Thank you, Chair.
Thank you, Mr. Allen. You put a lot of thought into what you were saying.
You're absolutely right about the way these guys have treated our farmers, the way they've treated our sector, the way they've treated not just grain producers but basically anybody who ships anything on rail, and the way they've taken them for granted. They've abused their relationship in such a way that they have no concept or no respect for timeliness of service, quality of service, or anything to do with service. In fact I don't think either one of those CEOs understands service at all.

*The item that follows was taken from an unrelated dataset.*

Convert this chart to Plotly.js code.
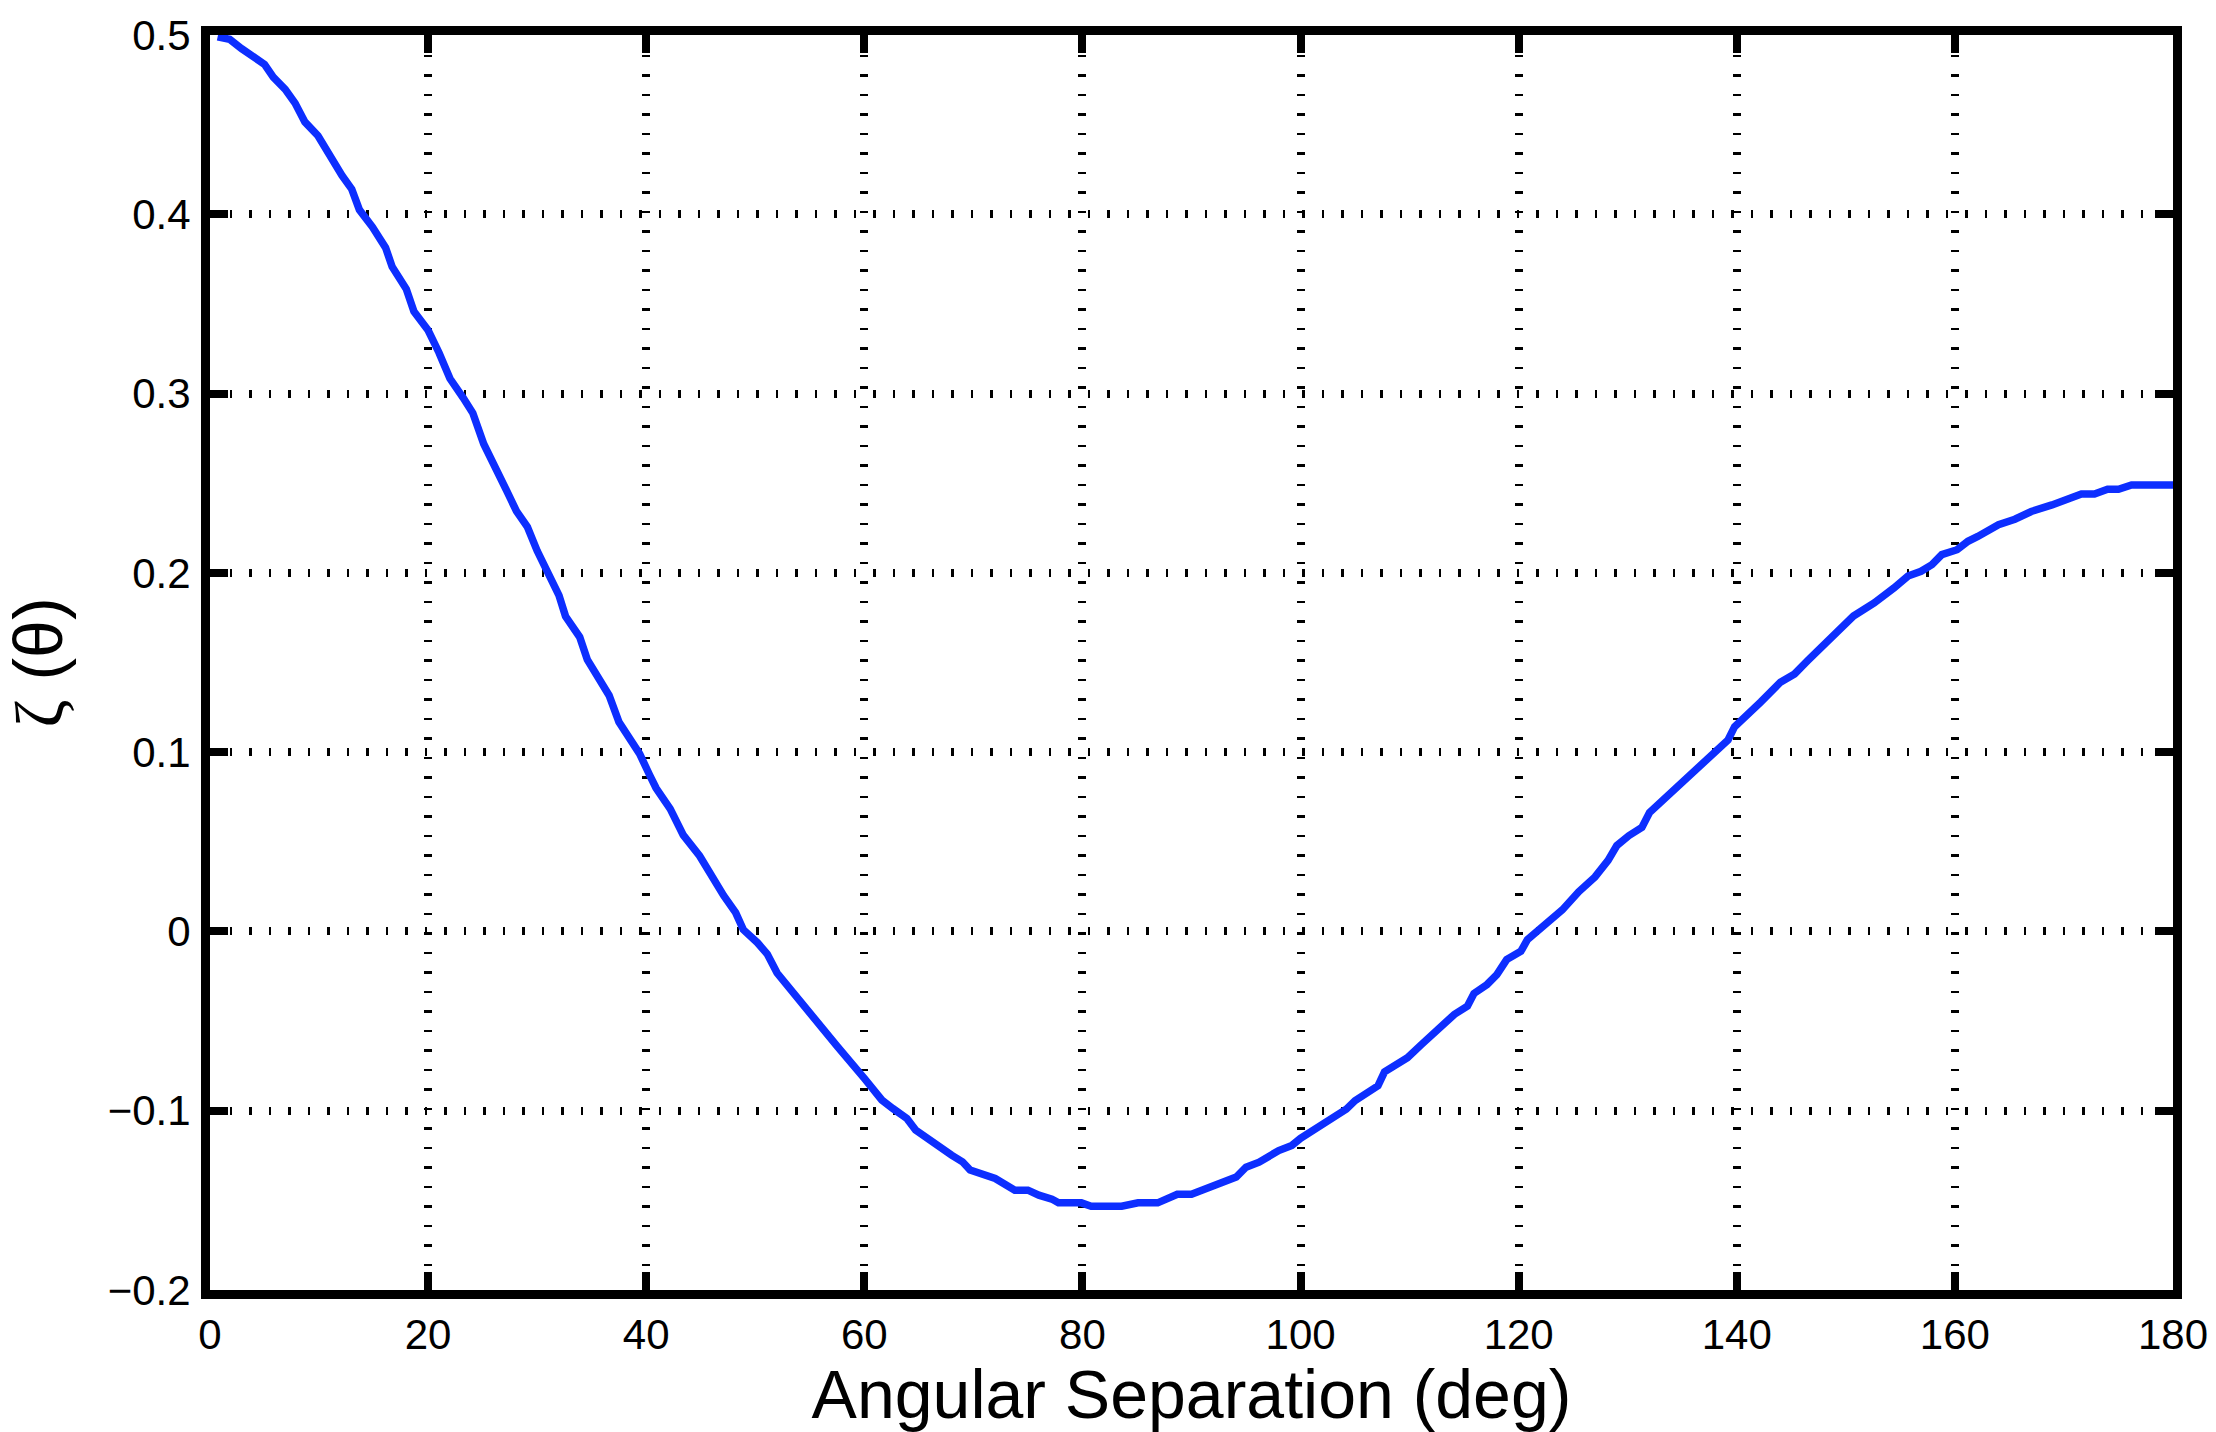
<!DOCTYPE html>
<html>
<head>
<meta charset="utf-8">
<script src="https://cdn.plot.ly/plotly-3.0.1.min.js"></script>
<style>
  html, body { margin: 0; padding: 0; background: #ffffff; }
  #chart { width: 2216px; height: 1432px; }
</style>
</head>
<body>
<div id="chart"></div>
<script>
// Angular separation (deg)
const theta = [
  0.7, 1.8, 2.9, 5.0, 5.8, 6.9, 7.8, 8.7, 9.9, 10.9, 12.1, 13.0, 13.7, 14.9, 16.1, 16.7, 18.0, 18.7,
  20.0, 21.0, 22.0, 23.2, 24.1, 25.1, 26.1, 27.2, 28.1, 29.1, 30.0, 30.5, 32.0, 32.6, 33.9, 34.6,
  36.6, 37.5, 39.4, 40.3, 40.9, 42.2, 43.4, 44.9, 45.9, 47.1, 48.2, 48.9, 50.2, 51.1, 52.0, 53.5,
  55.0, 57.5, 60.0, 61.6, 62.6, 63.9, 64.7, 66.8, 68.0, 69.0, 69.7, 72.0, 73.8, 75.0, 76.0, 77.2,
  77.8, 79.9, 80.8, 83.6, 85.1, 86.9, 88.7, 90.0, 91.8, 94.1, 95.0, 96.2, 98.0, 99.2, 100.0, 101.1,
  102.1, 103.2, 104.2, 105.0, 107.1, 107.7, 109.8, 111.1, 112.9, 114.1, 115.3, 115.9, 117.1, 118.0,
  118.9, 120.2, 120.8, 122.0, 123.2, 124.0, 125.5, 127.0, 128.2, 129.0, 130.1, 131.3, 132.0, 134.0,
  136.1, 138.0, 139.2, 139.8, 141.0, 142.2, 144.0, 145.3, 146.5, 148.0, 148.9, 150.7, 152.6, 153.5,
  154.4, 155.7, 156.9, 157.9, 158.8, 160.2, 161.2, 162.1, 163.4, 164.0, 165.5, 167.0, 168.9, 170.1,
  171.6, 172.8, 174.0, 175.0, 176.2, 180.0
];
// zeta(theta)
const zeta = [
  0.499, 0.4976, 0.4924, 0.4836, 0.4765, 0.4697, 0.462, 0.4515, 0.4438, 0.4332, 0.4217, 0.414, 0.4025,
  0.3929, 0.3814, 0.3708, 0.3583, 0.3458, 0.3353, 0.3228, 0.3084, 0.2978, 0.2891, 0.2719, 0.2603,
  0.2459, 0.2344, 0.2257, 0.2123, 0.2055, 0.1874, 0.1758, 0.1642, 0.1516, 0.1316, 0.1168, 0.099,
  0.0874, 0.080, 0.0684, 0.0537, 0.0421, 0.0316, 0.020, 0.0105, 0.001, -0.0063, -0.0126, -0.0232,
  -0.0347, -0.046, -0.064, -0.082, -0.094, -0.0987, -0.1043, -0.1108, -0.1201, -0.1248, -0.1285,
  -0.1331, -0.1378, -0.1443, -0.1443, -0.1471, -0.1493, -0.1514, -0.1514, -0.1533, -0.1533, -0.1514,
  -0.1514, -0.1466, -0.1466, -0.1421, -0.137, -0.1315, -0.1287, -0.1222, -0.1194, -0.1154, -0.1111,
  -0.1083, -0.1028, -0.0991, -0.0944, -0.0861, -0.0783, -0.0704, -0.063, -0.0528, -0.0463, -0.0417,
  -0.0346, -0.0296, -0.0241, -0.0157, -0.0111, -0.0046, 0.0019, 0.0074, 0.012, 0.0221, 0.0304,
  0.0396, 0.0479, 0.0534, 0.058, 0.0663, 0.0773, 0.0893, 0.0994, 0.1068, 0.1142, 0.1206, 0.128,
  0.139, 0.1436, 0.151, 0.1602, 0.1648, 0.1759, 0.1832, 0.1869, 0.1915, 0.1982, 0.2009, 0.2046,
  0.2102, 0.2129, 0.2176, 0.2203, 0.2249, 0.2268, 0.2299, 0.2342, 0.2379, 0.2407, 0.244, 0.244,
  0.2466, 0.2466, 0.249, 0.249
];
const xTicks = [0, 20, 40, 60, 80, 100, 120, 140, 160, 180];
const yTicks = [-0.2, -0.1, 0, 0.1, 0.2, 0.3, 0.4, 0.5];
const yTickText = ["\u22120.2", "\u22120.1", "0", "0.1", "0.2", "0.3", "0.4", "0.5"];
const xTitle = "Angular Separation (deg)";
const yTitle = "<span style=\"font-family:'Liberation Serif'\">\u03b6</span> (\u03b8)";

const font = "Liberation Sans, Arial, Helvetica, sans-serif";

const axisCommon = {
  showline: true, linecolor: "#000", linewidth: 9, mirror: "ticks",
  ticks: "inside", ticklen: 18, tickwidth: 8, tickcolor: "#000",
  showgrid: true, gridcolor: "#000", gridwidth: 8, griddash: "2.5px,17px",
  zeroline: false, tickfont: { family: font, size: 42, color: "#000" },
  fixedrange: true
};

const trace = {
  x: theta, y: zeta, type: "scatter", mode: "lines",
  line: { color: "#0d2eff", width: 7.5 }, hoverinfo: "skip"
};

const layout = {
  width: 2216, height: 1432,
  margin: { l: 210, r: 43, t: 35, b: 142 },
  paper_bgcolor: "#ffffff", plot_bgcolor: "#ffffff",
  showlegend: false,
  font: { family: font, color: "#000" },
  xaxis: Object.assign({}, axisCommon, {
    range: [0, 180], tickmode: "array", tickvals: xTicks,
    ticktext: xTicks.map(String), ticklabelstandoff: 0,
    title: { text: xTitle, font: { family: font, size: 68, color: "#000" }, standoff: 14 }
  }),
  yaxis: Object.assign({}, axisCommon, {
    range: [-0.2, 0.5], tickmode: "array", tickvals: yTicks,
    ticktext: yTickText, ticklabelstandoff: 2,
    title: { text: yTitle, font: { family: font, size: 68, color: "#000" }, standoff: 26 }
  })
};

Plotly.newPlot("chart", [trace], layout, { displayModeBar: false, staticPlot: true });
</script>
</body>
</html>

If they think they can go through the review coming up this summer and get the same results as they had before, and I have to come back here next winter because my farmers are screaming because they're sitting there with not only last year's crop but now this year's crop sitting in their bins, and the two CEOs are sitting there saying they still don't have a problem, you know what? I'm going to be very, very, very, very upset, and my stick will very, very much bigger, because the farmers are my stick. That's my stick.
I look at this, and the stick is still there. It has a sunset clause. We're giving them every benefit of the doubt to do the right thing here and to realize how important it is to have proper service out of the rail system. We're giving them every opportunity to do the honourable thing, to look at things as a function of the Canadian corporate sector being responsible back to the people it serves. We're giving them every benefit of the doubt. It's up to them to grab that olive branch, because the reality is that this is not enough. I think a lot of people around this room and in this sector would say that this is just a band-aid, which is what it really is.

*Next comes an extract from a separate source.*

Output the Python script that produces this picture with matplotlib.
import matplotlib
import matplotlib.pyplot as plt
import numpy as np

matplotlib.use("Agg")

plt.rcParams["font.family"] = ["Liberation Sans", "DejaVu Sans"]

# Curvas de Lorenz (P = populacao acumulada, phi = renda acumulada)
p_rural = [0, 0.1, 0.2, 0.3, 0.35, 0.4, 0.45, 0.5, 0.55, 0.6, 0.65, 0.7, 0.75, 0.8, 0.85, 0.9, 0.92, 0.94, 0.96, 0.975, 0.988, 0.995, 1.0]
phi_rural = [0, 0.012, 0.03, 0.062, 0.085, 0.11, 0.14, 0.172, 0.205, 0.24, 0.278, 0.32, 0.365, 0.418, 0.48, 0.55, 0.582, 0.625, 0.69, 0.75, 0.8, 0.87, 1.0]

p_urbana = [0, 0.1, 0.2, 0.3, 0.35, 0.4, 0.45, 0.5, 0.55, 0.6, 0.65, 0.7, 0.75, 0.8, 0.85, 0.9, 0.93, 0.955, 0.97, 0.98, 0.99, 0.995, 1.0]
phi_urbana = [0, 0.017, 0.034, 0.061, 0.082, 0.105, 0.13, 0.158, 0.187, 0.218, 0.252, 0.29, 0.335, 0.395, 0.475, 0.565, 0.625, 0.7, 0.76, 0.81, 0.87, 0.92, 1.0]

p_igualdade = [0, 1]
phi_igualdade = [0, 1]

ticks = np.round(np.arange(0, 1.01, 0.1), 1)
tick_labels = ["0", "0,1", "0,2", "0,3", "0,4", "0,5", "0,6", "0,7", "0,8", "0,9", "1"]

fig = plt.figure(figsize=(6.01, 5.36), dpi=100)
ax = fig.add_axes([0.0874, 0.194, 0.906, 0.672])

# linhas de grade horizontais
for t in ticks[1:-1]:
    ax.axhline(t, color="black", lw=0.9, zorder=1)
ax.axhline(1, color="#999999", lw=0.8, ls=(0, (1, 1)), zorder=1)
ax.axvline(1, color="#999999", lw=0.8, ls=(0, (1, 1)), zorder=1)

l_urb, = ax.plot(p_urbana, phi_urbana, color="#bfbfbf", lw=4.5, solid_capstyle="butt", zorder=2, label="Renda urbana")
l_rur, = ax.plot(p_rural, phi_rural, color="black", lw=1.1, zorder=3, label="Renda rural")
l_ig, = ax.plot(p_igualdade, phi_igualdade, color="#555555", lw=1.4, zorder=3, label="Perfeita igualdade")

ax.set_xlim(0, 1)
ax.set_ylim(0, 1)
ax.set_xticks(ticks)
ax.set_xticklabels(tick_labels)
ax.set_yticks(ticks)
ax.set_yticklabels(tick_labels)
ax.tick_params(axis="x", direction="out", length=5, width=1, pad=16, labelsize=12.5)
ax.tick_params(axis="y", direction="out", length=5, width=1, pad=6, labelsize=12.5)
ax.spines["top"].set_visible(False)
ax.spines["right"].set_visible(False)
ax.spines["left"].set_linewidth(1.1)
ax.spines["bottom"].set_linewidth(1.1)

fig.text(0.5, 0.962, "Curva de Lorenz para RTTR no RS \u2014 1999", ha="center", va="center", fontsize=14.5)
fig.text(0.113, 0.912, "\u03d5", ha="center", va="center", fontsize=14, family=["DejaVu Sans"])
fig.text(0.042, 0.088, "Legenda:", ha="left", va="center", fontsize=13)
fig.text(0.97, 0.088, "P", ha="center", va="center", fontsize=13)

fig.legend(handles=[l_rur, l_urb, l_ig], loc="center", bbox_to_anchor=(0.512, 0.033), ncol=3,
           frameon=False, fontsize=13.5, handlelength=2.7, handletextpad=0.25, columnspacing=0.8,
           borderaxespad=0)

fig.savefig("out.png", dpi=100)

A lot of people are looking at the review and saying that this is what needs to happen. We need to have a proper review. We actually have to make sure that the shippers have the ability to extract service out of CN and CP.
So they may want to go to school. They maybe want to go to Dale Carnegie and learn how to win friends and influence people. I'm not sure what course to recommend to these guys. But the reality is that the way they treated us this last winter, and in fact have treated us....
That's one of the confusions I have. Everybody looks back to the last winter. It's not last winter. This goes back for years. I've loaded Super-Bs on a Friday night and Saturday morning and had them on the road Sunday, showing up at a terminal four hours from my farm, only to be told that the train didn't show up the way it was supposed to.
When you have ten trucks in a row, what do you do with it? Where do you go? Everything else is full. They're also not my trucks, so I have to pay for them. There's no compensation back to me. There's not even an apology. It's just the way it is, so suck it up. That happens over and over and over again. I can remember at a small-town elevator in Canwood the farmers going to the elevator basically every morning to ask if there was any news on that train.
You know, it's just amazing. This last year was bad, there's no question about it. There was a lot of cold weather and everything else. But you know what? This is Canada. It gets cold. We drill oil, we mine, in the cold. All sorts of activities happen when it's cold. I think they need to figure it out. If we're running trains in cold weather, there has to be a way to keep the volume up in cold weather.
They can come here with lots of excuses, but the reality is that they need to come with solutions. They need to come back to us, through this transport review committee, and ask what the solutions are so that I can get timely service and get my pulses delivered to the ship in a timely manner. They have to care, and I don't think they care.
That's the thing I go back to my farmers on the prairies the most with. They realize that we can't fix this. I can't put more locomotives and people on the rail lines. They understand that. What they don't understand is the people who take their business for granted, who do not care, who smirk in their faces. They want us to kick them. They want them to feel it, and we're the ones there to do that.
So hey, if we don't see improvements out of this, if we don't see any improvements out of the rail review, if we go through the review and get status quo, there will be lots of big sticks coming out. If CN and CP don't understand that, well, I have this Dale Carnegie course that they can go to. Maybe they'll understand it after they go to that.
I'll leave it at that, because there will be a big stick if things don't change. We've just scratched the iceberg, I'd say.